Sunday, May 31, 2009

DIY lawn irrigation

Tired of lugging around 50 foot sections of garden hose every day to water the lawn, I set out to automate the system. I was told that water sprinklers were preferable to drip irrigation or soaker hoses. I went to Home Depot, Lowe's, Fred Meyer and Walmart to compare products and prices. When I put it all together later that same night, I ended up with an impressive system that makes watering the lawn a snap. And I found out that plumbing my lawn's irrigation is as much fun as aquarium plumbing; it is really satisfying when it all comes together well. My system basically consists of two separate runs of impact sprinklers. The lower run has three impact sprinklers and the upper run also has three impact sprinklers with a soaker hose added at the end. Each sprinkler is separated by 50 feet of garden hose.

The picture here shows what this looks like. The large rectangles are two voluminous water tanks that lead to pumps. One of the pumps has an expansion tank, while the other does not. These lead to a system of valves that may be opened or closed (indicated by "equal" signs) and water emitting devices (small circles). The water tank without an expansion tank is connected to the roof gutter via piping.

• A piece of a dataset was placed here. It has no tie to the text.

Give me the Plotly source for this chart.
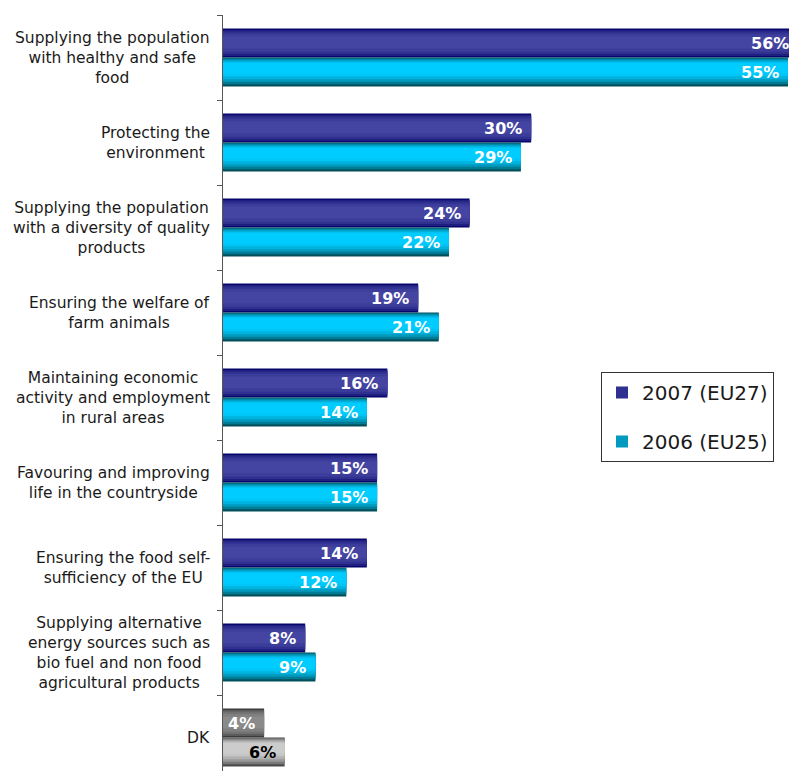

One of the more unique parts of the system is how the pump is operated. The pump sits above the underground rainwater storage tank, but in order to draw water up (since it is not submerged in the tank) it must first be primed with the addition of water to the pipe leading to it so that it can maintain a suction. I attached a garden hose to an outdoor water spigot on my house and put the other end on the garden tank pump. (You can see in the diagram that a system of valves links the two pumps together.) Water is forced into the garden tank pump when the nozzle is turned on. Once the garden tank pump and piping is filled, it is turned on and the outdoor water spigot is turned off. At this point the garden tank pump is fully operational. Due to the length of the irrigation lines only one run of sprinklers is operated at a time to maintain sufficient pressure in the system. It all works very smoothly and only the opening and closing of valves in the system is needed to start and stop the whole system from beginning to end. I can buy an automatic timer to run the system when I am on vacation, some of the fancier models of these use a moisture sensor to prevent over watering.